We can see that the `Venter` and `Tesla` strings have an extra space after them so our comparison 'Venter ' in 'John Craig Venter' fails. Similarly with 'Tesla '. If we use the Python `strip` method, we can delete leading and trailing white spaces.

In [None]:
def get_full_names2(r):
    n = len(r)
    for i in range(n-1):
        for j in range(i,n):
            if r[j].string.strip() in r[i].string.strip():
                r[j] = r[i]
    return None

In [None]:
with open("rebel_text.json", "r") as f:
    rebel_text = json.load(f)

rebels = []
labels = ['ORG', 'PERSON', 'WORK_OF_ART', 'PRODUCT']
for txt in rebel_text:
    doc = nlp(txt)
    rebels.append([ent for ent in doc.ents if ent.label_ in labels and ent.string.strip() != 'Freeman' and ent.string.strip() != 'Dyson' and ent.string.strip() != 'Freeman Dyson'])

for r in rebels:
    r.sort(key=lambda x:len(x.string), reverse=True)
    
for i in range(len(rebels)):
    r = rebels[i]
    print(i)
    print("Before")
    print(r)
    get_full_names2(r)
    print("After")
    print(r)
    print('-'*20)

### Count the identified Entities

In [None]:
counted=[Counter(r) for r in rebels]

In [None]:
for c in counted:
    print(c.most_common(5))

### How did our counting work?

Again, pretty well, but sometimes we have a name that is counted with the same frequency as a non-name entity (e.g. `(Madame Curie, 2), (a Nobel Prize, 2)`. So let's start by selecting the entities that are counted at the top-frequency and then see if we can select entities that are a `PERSON'.

In [None]:
def most_frequent(counted):
    count = counted[0][1]
    return [c for c in counted if c[1] == count]

top_counted = [most_frequent(c.most_common(5)) for c in counted if c]
top_counted

### Return the top `PERSON`

If there is more than one `PERSON`, we'll just return the first one.

In [None]:
def get_top_person(counted):
    try:
        return [ent for ent in counted if ent[0].label_ == 'PERSON'][0]
    except:
        return None
    

In [None]:
top_counted_persons = [c[0] if len(c) == 1 else get_top_person(c) for c in top_counted]

In [None]:
top_counted_persons

In [None]:
identified_rebels = [e[0] for e in top_counted_persons if e]
identified_rebels

In [None]:
identified_rebels.sort(key=lambda x:len(x.string), reverse=True)

In [None]:
identified_rebels

In [None]:
get_full_names2(identified_rebels)


In [None]:
identified_rebels

In [None]:
counted_identified_rebels = Counter(identified_rebels)
counted_identified_rebels.most_common(60)

In [None]:
f, axs = plt.subplots(1,figsize=(15,15))
pd.DataFrame([x.string.strip() for x in identified_rebels])[0].value_counts().head(60).plot.barh(axes=axs)
axs.set_xlabel("Counts")


In [None]:
f.savefig("identified_rebels.png")

## Discussion

I took a fairly simplistic approach to identifying the named rebels.

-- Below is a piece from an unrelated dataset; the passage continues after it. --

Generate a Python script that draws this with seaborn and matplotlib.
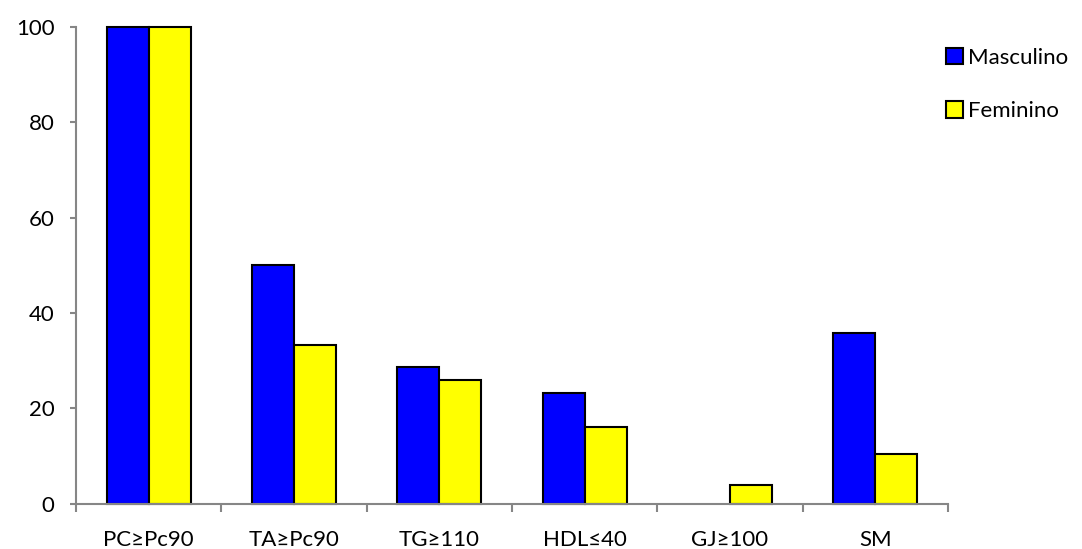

The technique was not robust to several textual features, such as typos and misspellings possessive form. Because I was counting mentions of names, if someone used a lot of pronouns to refer to the rebel I might not have identified them properly. Identify the answer you submitted. Did I correctly find your rebel? If not, can you think of things in your writing that could be edited to make the identification task easier?